Levantamento exclusivo mostra que vacinas jogadas fora representaram quase R$ 9 milhões em investimentos públicos. Especialistas defendem mudanças logísticas para conter desperdício.
Quase 1,2 milhão de doses no lixo
Mais de 1,1 milhão de doses de vacinas foram descartadas em Santa Catarina entre 2022 e 2024. Os dados são resultado de um levantamento exclusivo da NSC TV junto à Secretaria de Estado da Saúde e às prefeituras das maiores cidades do Estado, por meio da Lei de Acesso à Informação (LAI).
Entre os principais motivos do desperdício estão o vencimento do prazo de validade, falhas logísticas, erros de manuseio e a baixa adesão da população às campanhas de vacinação, especialmente contra a Covid-19 e a gripe.
O retrato dos municípios
Das dez maiores cidades de Santa Catarina, seis prefeituras responderam de forma completa à solicitação da reportagem. Juntas, elas contabilizam 541.018 doses descartadas. Os maiores números vieram de:
- Florianópolis: 128.154 doses perdidas
- São José: 79.075 doses
- Itajaí: 61.704 doses
- Jaraguá do Sul: 53.973 doses
- Criciúma: 41.554 doses
- Palhoça: 29.047 doses
- Chapecó: 15.060 doses
As justificativas vão desde falhas técnicas e vencimentos até problemas com frascos multidoses e ausência de público para aplicação.
Outros municípios como Blumenau e Joinville enviaram dados parciais — apenas referentes a vacinas contra gripe e Covid-19 —, totalizando mais 132.441 doses descartadas. Já Lages não forneceu informações conclusivas.
Custo milionário: quase R$ 9 milhões em vacinas perdidas
Além do número de doses, a reportagem solicitou também os valores financeiros referentes às vacinas descartadas. Apenas cinco prefeituras forneceram essas informações:
- Florianópolis: R$ 3.510.031,61
- Jaraguá do Sul: R$ 2.161.694,03
- Itajaí: R$ 1.749.830,06
- Criciúma: R$ 1.028.053,33
- Blumenau: R$ 250.008,67
O total chega a impressionantes R$ 8.699.617,70 em investimentos públicos desperdiçados. Vale lembrar que a aquisição dos imunizantes é feita exclusivamente pelo Ministério da Saúde.

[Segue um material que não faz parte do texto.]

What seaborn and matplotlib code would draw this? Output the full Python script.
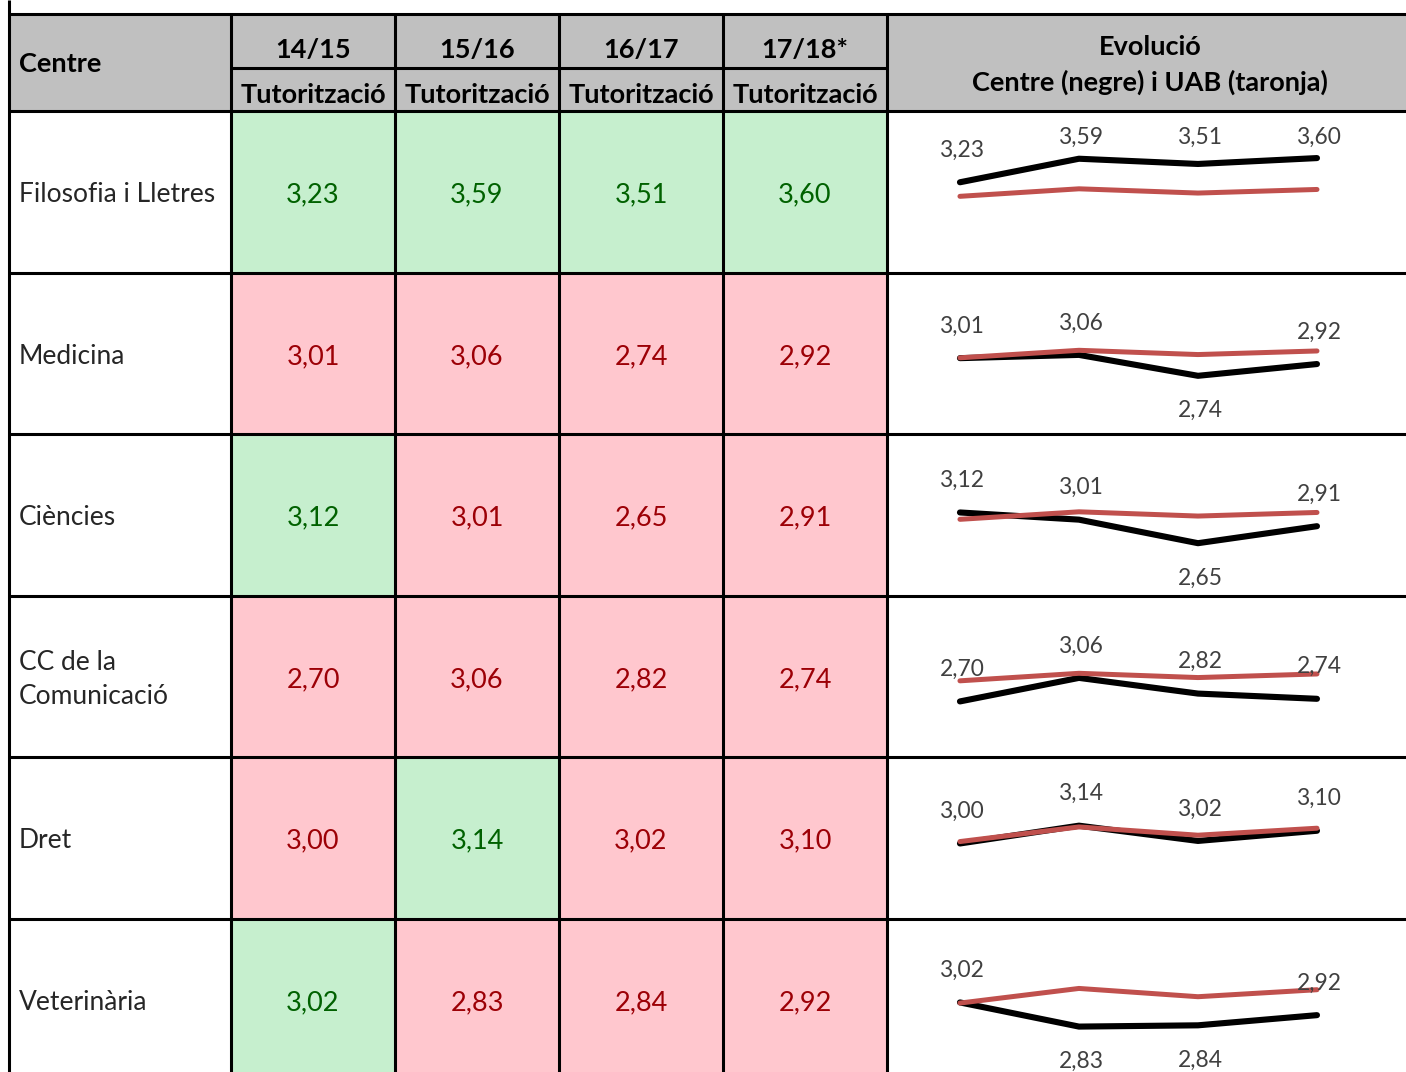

Frascos multidoses: solução ou problema?
Grande parte das perdas está relacionada ao uso de frascos multidoses. Embora facilitadores na logística e mais econômicos, eles exigem o uso de todas as doses em poucas horas após a abertura. Caso contrário, o conteúdo deve ser descartado, mesmo que parcialmente usado.
Segundo a Prefeitura de Joinville, a vacina da Covid-19, por exemplo, não pode ser recongelada. “Se apenas uma pessoa é vacinada, o frasco inteiro precisa ser desprezado”, explica o município. Cidades como Jaraguá do Sul, Blumenau e Itajaí também relataram perdas significativas por esse motivo.
A epidemiologista Alexandra Boing, doutora em Saúde Coletiva, sugere uma alternativa: aumentar a compra e distribuição de vacinas em frascos monodoses, especialmente para cidades menores ou em momentos de baixa demanda. A ideia, segundo ela, “é evitar abrir um frasco com dez doses para vacinar apenas uma pessoa”.
Baixa adesão também preocupa
Outro fator central apontado pelos municípios foi a baixa adesão da população, sobretudo às campanhas contra a gripe e a Covid-19. A Diretoria de Vigilância Epidemiológica de SC (Dive/SC) afirma que tem intensificado a capacitação dos municípios e ações de comunicação para incentivar a vacinação.
O diretor da Dive, João Augusto Fuck, reforça que o planejamento tem priorizado vacinar os grupos prioritários em um primeiro momento, seguido da ampliação para toda a população.
Soluções: acesso e escuta ativa
Para especialistas, combater o desperdício passa também por facilitar o acesso da população à vacinação. Alexandra Boing defende:
“As salas de vacinação precisam funcionar em horários alternativos, inclusive aos finais de semana. Além disso, é necessário ouvir a população para entender quais barreiras dificultam o acesso à imunização.”
O número real pode ser ainda maior
Somando os dados das prefeituras (541.018 doses) e da Secretaria Estadual de Saúde (658.884 doses), o número total de vacinas descartadas chega a 1.199.902 doses entre 2022 e 2024. No entanto, o valor real tende a ser ainda maior, já que o levantamento não inclui dados de 286 dos 295 municípios catarinenses.
O cenário acende um alerta: além do prejuízo financeiro, o desperdício representa a perda de oportunidades de imunização e o enfraquecimento das campanhas de saúde pública — justamente em um momento em que a vacinação é essencial para o controle de diversas doenças.